A vaca, o vampiro e o Pinóquio (por Gaudêncio Torquato)
O Estado brasileiro sempre foi considerado por parcela significativa dos políticos como “cosa nostra”,
No momento em que o Brasil entra na folia carnavalesca, vêm à mente três seres que resumem o repertório de conceitos, mazelas e problemas que devastam a gestão, a política e a economia: a vaca, o vampiro e o Pinóquio. A vaca é a Grande Mãe, a deusa que, para os primitivos, se repartia em rios, árvores, fenômenos naturais. Entre nós, assume também a posição de entidade que encobre, defende, aconchega. A vaca é o próprio Estado, que oferece seu leite para milhares de brasileiros. Muitos desempenham bem seu ofício. Outros, nem tanto. Bolsonaro até tenta cortar o acesso dos políticos a elas, mas a lei de São Francisco é mais forte.
O Estado brasileiro sempre foi considerado por parcela significativa dos políticos como “cosa nostra”, de domínio da Grande Família, dos donos do poder, que cultivam o filhotismo, o nepotismo e o familismo. Função pública acaba sendo patrimônio pessoal. Como se sabe, o país ainda é capenga em matéria de gestão do Estado, cujos pilares repousam em critérios de mérito, controles, transparência, qualidade e descentralização. São mais de 10 milhões de servidores públicos nas três instâncias federativas.
A mamãezada (“descaso ou conivência dos responsáveis que acobertam subordinados, em caso de imoralidade no serviço público”, segundo Antônio Houaiss) é a base da muralha que esconde desvios e ilícitos, parte dos quais emergiu na Lava Jato. Modernizar a máquina pública implica nova metodologia e é desafio permanente.

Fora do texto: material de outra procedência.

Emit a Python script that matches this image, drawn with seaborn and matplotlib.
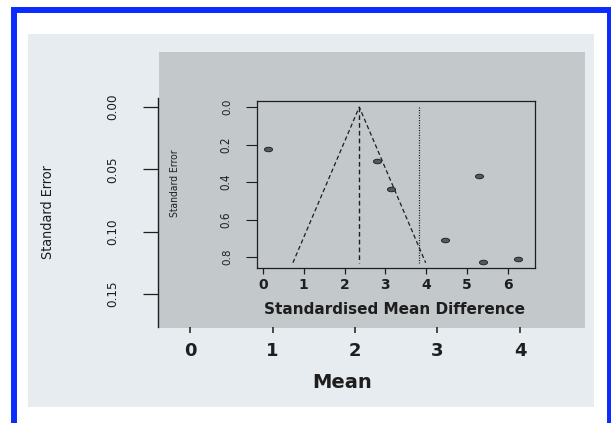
import numpy as np
import pandas as pd
import matplotlib
matplotlib.use("Agg")
import matplotlib.pyplot as plt
from matplotlib.patches import Rectangle
from matplotlib.path import Path
import seaborn as sns

# ---------------- data ----------------
smd = [0.13, 2.79, 3.13, 5.30, 4.47, 5.40, 6.25]          # standardised mean difference
se = [0.222, 0.29, 0.438, 0.365, 0.71, 0.827, 0.81]       # standard error
summary_smd = 2.36          # pooled estimate (dashed vertical + funnel apex)
funnel_se_max = 0.83        # bottom of funnel
other_line = 3.83           # dotted vertical reference line

outer_xticks = [0, 1, 2, 3, 4]
outer_yticks = [0.00, 0.05, 0.10, 0.15]
outer_yticklabels = ["0.00", "0.05", "0.10", "0.15"]
inner_xticks = [0, 1, 2, 3, 4, 5, 6]
inner_yticks = [0.0, 0.2, 0.4, 0.6, 0.8]
inner_yticklabels = ["0.0", "0.2", "0.4", "0.6", "0.8"]

# ---------------- style ----------------
sns.set_style("white")
plt.rcParams["font.family"] = ["DejaVu Sans"]
NARROW = ["Liberation Sans Narrow", "DejaVu Sans"]
BLUE = "#0a2cff"
LIGHT = "#e6ecef"
GRAY = "#c3c8cb"
INK = "#1e1e1e"

W, H = 611, 423
fig = plt.figure(figsize=(W / 100, H / 100), dpi=100)
fig.patch.set_facecolor("white")


def fbox(x0, y0, x1, y1):
    return [x0 / W, 1 - y1 / H, (x1 - x0) / W, (y1 - y0) / H]


def add_rect(x0, y0, x1, y1, **kw):
    r = Rectangle((x0 / W, 1 - y1 / H), (x1 - x0) / W, (y1 - y0) / H,
                  transform=fig.transFigure, **kw)
    fig.add_artist(r)
    return r


add_rect(13.5, 10, 609.5, 440, fill=False, edgecolor=BLUE, linewidth=4.3, zorder=-5)
add_rect(28, 34, 594, 407, facecolor=LIGHT, edgecolor="none", zorder=-4)
add_rect(159, 52, 585, 328, facecolor=GRAY, edgecolor="none", zorder=-3)

# ---------------- outer axes ----------------
ax = fig.add_axes(fbox(158, 98, 585, 327))
ax.set_facecolor("none")
ax.set_xlim(-0.388, 4.788)
ax.set_ylim(0.1766, -0.0072)
for s in ["top", "right", "bottom"]:
    ax.spines[s].set_visible(False)
ax.spines["left"].set_color(INK)
ax.spines["left"].set_linewidth(1.0)
ax.set_xticks(outer_xticks)
ax.set_xticklabels([str(t) for t in outer_xticks])
ax.set_yticks(outer_yticks)
ax.set_yticklabels(outer_yticklabels)
ax.tick_params(axis="x", length=4.0, width=1.1, color=INK, pad=7,
               labelsize=13, labelcolor=INK, bottom=True)
ax.tick_params(axis="y", length=10.8, width=0.9, color=INK, pad=17,
               labelcolor=INK, left=True)
for lab in ax.get_xticklabels():
    lab.set_fontweight("bold")
ax.set_xlabel("Mean", fontsize=14, fontweight="bold", color=INK)
ax.xaxis.label.set_va("center")
ax.xaxis.set_label_coords((342 - 158) / 427, (327 - 382) / 229)
ax.set_ylabel("Standard Error", color=INK)
ax.yaxis.label.set_va("center")
ax.yaxis.set_label_coords((48 - 158) / 427, (327 - 212) / 229)

# ---------------- inner funnel plot ----------------
ai = fig.add_axes(fbox(257, 101, 535, 268))
ai.set_facecolor("none")
ai.set_xlim(-0.147, 6.667)
ai.set_ylim(0.858, -0.0322)
for s in ai.spines.values():
    s.set_color(INK)
    s.set_linewidth(0.9)

lo = summary_smd - 1.96 * funnel_se_max
hi = summary_smd + 1.96 * funnel_se_max
ai.plot([lo, summary_smd, hi], [funnel_se_max, 0, funnel_se_max],
        color=INK, lw=0.9, linestyle=(0, (3.4, 2.2)))
ai.plot([summary_smd, summary_smd], [0, funnel_se_max],
        color=INK, lw=1.0, linestyle=(0, (3.4, 2.2)))
ai.plot([other_line, other_line], [0, funnel_se_max],
        color=INK, lw=0.9, linestyle=(0, (0.9, 1.1)))

theta = np.linspace(0, 2 * np.pi, 41)
ellipse = Path(np.column_stack([1.8 * np.cos(theta), np.sin(theta)]))
df = pd.DataFrame({"smd": smd, "se": se})
sns.scatterplot(data=df, x="smd", y="se", ax=ai, marker=ellipse, s=34,
                color="#535a5e", edgecolor="#262626", linewidth=0.7, zorder=5)

ai.set_xticks(inner_xticks)
ai.set_xticklabels([str(t) for t in inner_xticks])
ai.set_yticks(inner_yticks)
ai.set_yticklabels(inner_yticklabels)
ai.tick_params(axis="x", length=4.3, width=0.9, color=INK, pad=3,
               labelsize=10, labelcolor=INK, bottom=True)
ai.tick_params(axis="y", length=8, width=0.8, color=INK, pad=10,
               labelcolor=INK, left=True)
for lab in ai.get_xticklabels():
    lab.set_fontweight("bold")
ai.set_xlabel("Standardised Mean Difference", fontsize=11,
              fontweight="bold", color=INK)
ai.xaxis.label.set_va("center")
ai.xaxis.set_label_coords((395 - 257) / 278, (268 - 309) / 167)
ai.set_ylabel("Standard Error", color=INK)
ai.yaxis.label.set_va("center")
ai.yaxis.set_label_coords((175 - 257) / 278, (268 - 183) / 167)

# ---- rotated (condensed-looking) texts: size them to the reference length ----
renderer = fig.canvas.get_renderer()


def fit_rotated(txt, target_px):
    txt.set_family(NARROW)
    txt.set_fontstretch("condensed")
    txt.set_rotation(90)
    txt.set_va("center")
    txt.set_fontsize(10)
    length = txt.get_window_extent(renderer).height
    txt.set_fontsize(10 * target_px / length)


fit_rotated(ax.yaxis.label, 94)
fit_rotated(ai.yaxis.label, 68)
for lab in ax.get_yticklabels():
    fit_rotated(lab, 27)
for lab in ai.get_yticklabels():
    fit_rotated(lab, 16.5)

fig.savefig("out.png", dpi=100, facecolor="white")
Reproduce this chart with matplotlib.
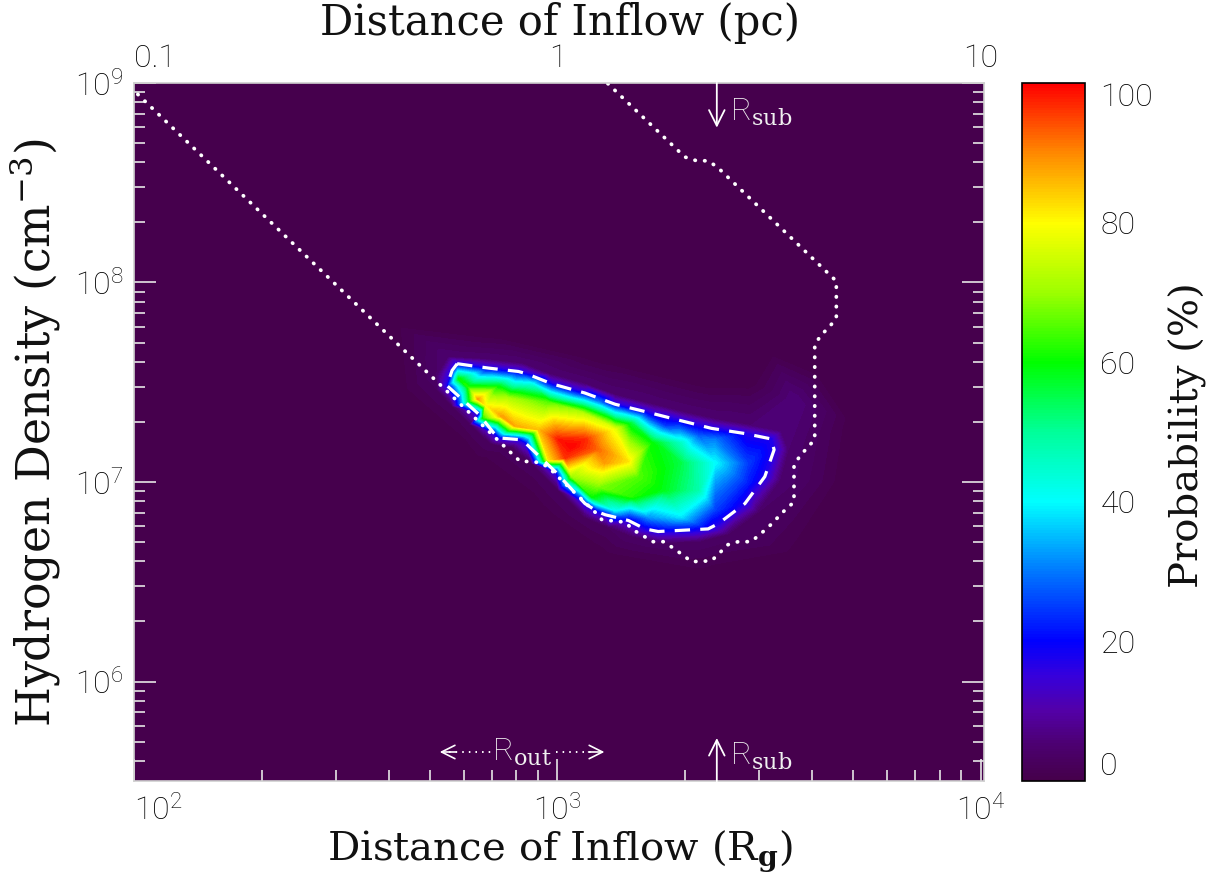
import numpy as np
import matplotlib
matplotlib.use('Agg')
import matplotlib.pyplot as plt
import matplotlib.tri as mtri
from matplotlib.colors import LinearSegmentedColormap, Normalize
from matplotlib.cm import ScalarMappable
from matplotlib.ticker import FixedLocator, FuncFormatter, NullFormatter, LogLocator

plt.rcParams['font.family'] = ['Roboto', 'DejaVu Sans']
plt.rcParams['font.weight'] = 'light'
plt.rcParams['mathtext.fontset'] = 'custom'
plt.rcParams['mathtext.rm'] = 'DejaVu Serif'
plt.rcParams['mathtext.bf'] = 'DejaVu Serif:bold'
plt.rcParams['mathtext.default'] = 'regular'

# --- probability samples (log10 R_g, log10 n_H, %) ---
core_lx = [2.767, 2.790, 2.812, 2.831, 2.825, 2.861, 2.884, 2.869, 2.900, 2.939,
           2.955, 2.979, 3.002, 3.034, 3.065, 3.018, 2.979, 3.057, 3.097, 3.097,
           3.112, 3.136, 3.167, 3.175, 3.034, 3.081, 3.097, 3.191, 3.222, 3.175,
           3.254, 3.136, 3.215, 3.293, 3.293, 3.293, 3.333, 3.372, 3.372, 3.372,
           3.450, 3.450, 3.254, 3.333]
core_ly = [7.517, 7.475, 7.416, 7.385, 7.322, 7.483, 7.416, 7.328, 7.280, 7.491,
           7.263, 7.399, 7.213, 7.179, 7.213, 7.120, 7.111, 7.348, 7.398, 7.162,
           7.095, 7.263, 7.103, 7.297, 7.027, 6.926, 6.976, 7.027, 7.196, 6.926,
           6.959, 6.858, 6.824, 6.824, 7.095, 7.196, 6.959, 7.213, 7.095, 6.858,
           7.095, 6.993, 7.280, 7.230]
core_p = [60, 62, 88, 80, 62, 58, 72, 88, 87, 42,
          85, 65, 98, 100, 97, 96, 82, 72, 32, 92,
          88, 78, 82, 55, 70, 60, 68, 65, 60, 62,
          58, 40, 32, 38, 55, 45, 48, 30, 40, 25,
          25, 22, 25, 28]

# dashed contour (edge of the high-probability region)
dash_lx = [2.763, 2.837, 2.908, 2.928, 2.987, 3.065, 3.136, 3.211, 3.285, 3.364,
           3.443, 3.505, 3.512, 3.490, 3.443, 3.380, 3.356, 3.238, 3.207, 3.168,
           3.113, 3.097, 3.065, 2.995, 2.924, 2.908, 2.861, 2.849, 2.814, 2.739,
           2.751, 2.763]
dash_ly = [7.593, 7.571, 7.554, 7.542, 7.492, 7.446, 7.390, 7.351, 7.311, 7.269,
           7.243, 7.216, 7.162, 7.027, 6.892, 6.791, 6.765, 6.752, 6.765, 6.807,
           6.836, 6.849, 6.892, 7.052, 7.196, 7.213, 7.221, 7.247, 7.340, 7.483,
           7.559, 7.593]
edge_p = 17

# faint halo just outside the region
halo_lx = [2.743, 2.829, 2.916, 2.979, 3.065, 3.136, 3.222, 3.301, 3.380, 3.458,
           3.529, 3.545, 3.525, 3.474, 3.403, 3.333, 3.238, 3.175, 3.120, 3.065,
           3.002, 2.939, 2.892, 2.853, 2.841, 2.794, 2.751, 2.715, 2.715, 3.558]
halo_ly = [7.626, 7.615, 7.593, 7.542, 7.491, 7.436, 7.390, 7.348, 7.311, 7.284,
           7.255, 7.162, 7.010, 6.849, 6.740, 6.702, 6.697, 6.731, 6.773, 6.824,
           6.959, 7.094, 7.175, 7.187, 7.196, 7.289, 7.381, 7.466, 7.534, 7.400]
halo_p = [5, 5, 5, 5, 5, 5, 5, 5, 5, 5,
          5, 5, 5, 4, 4, 4, 4, 4, 3, 3,
          3, 3, 3, 3, 3, 3, 3, 3, 4, 6]

# zero background
zero_lx = [2.60, 2.85, 3.10, 3.35, 3.50, 3.62, 3.70, 3.68, 3.58, 3.35, 3.10, 2.95,
           2.80, 2.62, 3.45, 1.90, 4.10, 4.10, 1.90]
zero_ly = [7.80, 7.74, 7.62, 7.50, 7.66, 7.56, 7.30, 7.00, 6.62, 6.52, 6.62, 6.85,
           7.10, 7.45, 7.50, 5.40, 5.40, 9.10, 9.10]

# dotted outer contour
dot_lx = [3.070, 3.120, 3.301, 3.329, 3.356, 3.378, 3.659, 3.659, 3.643, 3.623,
          3.608, 3.608, 3.590, 3.572, 3.559, 3.559, 3.537, 3.498, 3.458, 3.427,
          3.403, 3.364, 3.317, 3.274, 3.250, 3.226, 3.179, 3.160, 3.105, 3.089,
          3.005, 2.985, 2.963, 2.939, 2.912, 2.891, 2.810, 2.629, 1.950]
dot_ly = [9.100, 8.995, 8.629, 8.610, 8.610, 8.578, 8.007, 7.821, 7.779, 7.736,
          7.689, 7.213, 7.171, 7.128, 7.081, 6.900, 6.858, 6.773, 6.701, 6.701,
          6.686, 6.605, 6.601, 6.669, 6.701, 6.701, 6.760, 6.799, 6.811, 6.849,
          7.019, 7.061, 7.095, 7.103, 7.103, 7.145, 7.311, 7.678, 9.062]

r_sub = 2380          # R_g
r_out = [527, 1291]   # R_g
rg_per_pc = 1000.0

# colour table (IDL-like rainbow with dark purple floor)
cmap = LinearSegmentedColormap.from_list('prob', [
    (0.00, '#45004a'), (0.05, '#4c0070'), (0.10, '#5300a8'), (0.15, '#3600dc'),
    (0.20, '#0000ff'), (0.30, '#0078ff'), (0.40, '#00ffff'), (0.50, '#00ff9a'),
    (0.60, '#00ff00'), (0.70, '#9cff00'), (0.80, '#ffff00'), (0.90, '#ff8a00'),
    (1.00, '#ff0000')])

all_lx = np.array(core_lx + dash_lx[:-1] + halo_lx + zero_lx)
all_ly = np.array(core_ly + dash_ly[:-1] + halo_ly + zero_ly)
all_p = np.array(core_p + [edge_p] * (len(dash_lx) - 1) + halo_p + [0] * len(zero_lx), dtype=float)

tri_log = mtri.Triangulation(all_lx, all_ly * 0.47)
tri = mtri.Triangulation(10 ** all_lx, 10 ** all_ly, tri_log.triangles)

fig = plt.figure(figsize=(12.15, 8.77), dpi=100)
ax = fig.add_axes([0.1105, 0.1091, 0.6996, 0.7963])
cax = fig.add_axes([0.8412, 0.1091, 0.0519, 0.7963])

ax.set_facecolor(cmap(0.0))
ax.tricontourf(tri, all_p, levels=np.linspace(0, 100, 101), cmap=cmap, vmin=0, vmax=100)

ax.plot(10 ** np.array(dot_lx), 10 ** np.array(dot_ly), color='white', lw=2.7,
        linestyle=(0, (0.1, 2.5)), dash_capstyle='round')
ax.plot(10 ** np.array(dash_lx), 10 ** np.array(dash_ly), color='white', lw=2.3,
        linestyle=(0, (4.8, 3.2)))

ax.set_xscale('log')
ax.set_yscale('log')
ax.set_xlim(100, 1.02e4)
ax.set_ylim(10 ** 5.5, 1e9)

for s in ax.spines.values():
    s.set_color('#cfcfcf')
    s.set_linewidth(1.2)
ax.tick_params(which='both', direction='in', color='#e6e6e6', top=False, right=True)
ax.tick_params(which='major', length=16, width=1.2, labelsize=23)
ax.tick_params(which='minor', length=8, width=1.2)
ax.tick_params(axis='x', which='major', pad=9)
ax.tick_params(axis='y', which='major', pad=8)
ax.yaxis.set_major_locator(FixedLocator([1e6, 1e7, 1e8, 1e9]))

sec = ax.secondary_xaxis('top', functions=(lambda x: x / rg_per_pc, lambda x: x * rg_per_pc))
sec.xaxis.set_major_locator(FixedLocator([0.1, 1, 10]))
sec.xaxis.set_minor_locator(LogLocator(base=10, subs=np.arange(2, 10)))
sec.xaxis.set_major_formatter(FuncFormatter(lambda v, _: f'{v:g}'))
sec.xaxis.set_minor_formatter(NullFormatter())
sec.tick_params(which='both', direction='in', color='#e6e6e6', labelsize=23, pad=7)
sec.tick_params(which='major', length=16, width=1.2)
sec.tick_params(which='minor', length=8, width=1.2)
sec.spines['top'].set_color('#cfcfcf')

# annotations
xt = ax.get_xaxis_transform()
ax.annotate('', xy=(r_sub, 0.936), xytext=(r_sub, 1.0), xycoords=xt,
            arrowprops=dict(arrowstyle='->', color='white', lw=1.3, mutation_scale=28,
                            shrinkA=0, shrinkB=0))
ax.text(r_sub * 1.075, 0.958, r'R$_{\rm sub}$', transform=xt, color='#f0f0f0',
        fontsize=23, va='center', ha='left')
ax.annotate('', xy=(r_sub, 0.062), xytext=(r_sub, 0.0), xycoords=xt,
            arrowprops=dict(arrowstyle='->', color='white', lw=1.3, mutation_scale=28,
                            shrinkA=0, shrinkB=0))
ax.text(r_sub * 1.075, 0.035, r'R$_{\rm sub}$', transform=xt, color='#f0f0f0',
        fontsize=23, va='center', ha='left')

r_mid = np.sqrt(r_out[0] * r_out[1])
ax.annotate('', xy=(r_out[0], 0.042), xytext=(r_out[0] * 1.09, 0.042), xycoords=xt,
            arrowprops=dict(arrowstyle='->', color='white', lw=1.2, mutation_scale=24,
                            shrinkA=0, shrinkB=0))
ax.annotate('', xy=(r_out[1], 0.042), xytext=(r_out[1] / 1.09, 0.042), xycoords=xt,
            arrowprops=dict(arrowstyle='->', color='white', lw=1.2, mutation_scale=24,
                            shrinkA=0, shrinkB=0))
ax.plot([r_out[0] * 1.05, r_mid / 1.18], [0.042, 0.042], transform=xt, color='white',
        lw=1.4, linestyle=(0, (0.8, 2.6)))
ax.plot([r_mid * 1.2, r_out[1] / 1.05], [0.042, 0.042], transform=xt, color='white',
        lw=1.4, linestyle=(0, (0.8, 2.6)))
ax.text(r_mid, 0.042, r'R$_{\rm out}$', transform=xt, color='#f0f0f0',
        fontsize=23, va='center', ha='center')

# colour bar
cb = fig.colorbar(ScalarMappable(norm=Normalize(0, 100), cmap=cmap), cax=cax)
cb.set_ticks([0, 20, 40, 60, 80, 100])
cb.outline.set_linewidth(1.2)
cb.outline.set_edgecolor('black')
cax.tick_params(length=0, pad=11, labelsize=23)
labs = cax.get_yticklabels()
labs[0].set_va('bottom')
labs[-1].set_va('top')

# first labels of the x axes start at the tick, as in the original
fig.canvas.draw()
for t in ax.xaxis.get_major_ticks():
    if np.isclose(t.get_loc(), 100):
        t.label1.set_horizontalalignment('left')
for t in sec.xaxis.get_major_ticks():
    if np.isclose(t.get_loc(), 0.1):
        t.label2.set_horizontalalignment('left')

serif = dict(family='DejaVu Serif', weight='normal', color='#111111')
fig.text(0.4605, 0.030, r'Distance of Inflow (R$_{\bf g}$)', ha='center', va='center',
         fontsize=29, **serif)
fig.text(0.4605, 0.974, 'Distance of Inflow (pc)', ha='center', va='center',
         fontsize=30, **serif)
fig.text(0.029, 0.507, r'Hydrogen Density (cm$^{-3}$)', rotation=90, ha='center', va='center',
         fontsize=33, **serif)
fig.text(0.978, 0.504, 'Probability (%)', rotation=90, ha='center', va='center',
         fontsize=29, **serif)

fig.savefig('out.png', dpi=100)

Não adianta apenas enxugar estruturas sem promover profundo corte nos 10% do PIB consumidos na administração pública. A vaca precisa evitar bezerros estranhos no curral.
O segundo ente a ser eliminado é o vampiro, sugador de sangue na calada da noite. O país inteiro é povoado de vampiros. São encontros na surdina para conluios e negociatas contra o Estado. A receita para eliminar a vampiragem é única: raio de sol. Maços de alho e crucifixos não bastam. Com luz na cara, eles correm para suas tumbas e caixões. Em suma, escancarar as administrações. Dar transparência aos atos.
Por último, resta cortar dos palcos da política o enorme nariz de Pinóquio, a encarnação do Estado-Espetáculo, da autoglorificação e da mentira, que deriva do conceito de política como teatro. Remonta aos tempos antigos, mas ganhou força a partir no século passado com as campanhas políticas norte-americanas. Hitler recebia aulas de declamação. Mussolini inflava seu personagem. Considerava-se perfeito ator.
No Brasil, a oratória ensinada pelo marketing é um exercício de prestidigitação. O importante é a versão, não a verdade. E hoje as fake news invadem as redes sociais. A palavra é usada para encobrir o pensamento, driblar a intenção. Radicais pagos, incluindo empresas especializadas, se expandem. A verdade quase nunca aparece. O reino do Pinóquio ocupa todos os espaços, com arabescos, cosméticas exageradas, discursos retumbantes e mentiras repetidas. O serrote para cortar o nariz de Pinóquio é a consciência. Façamos uso dela.
Gaudêncio Torquato, jornalista, é professor titular aposentado da USP e consultor político.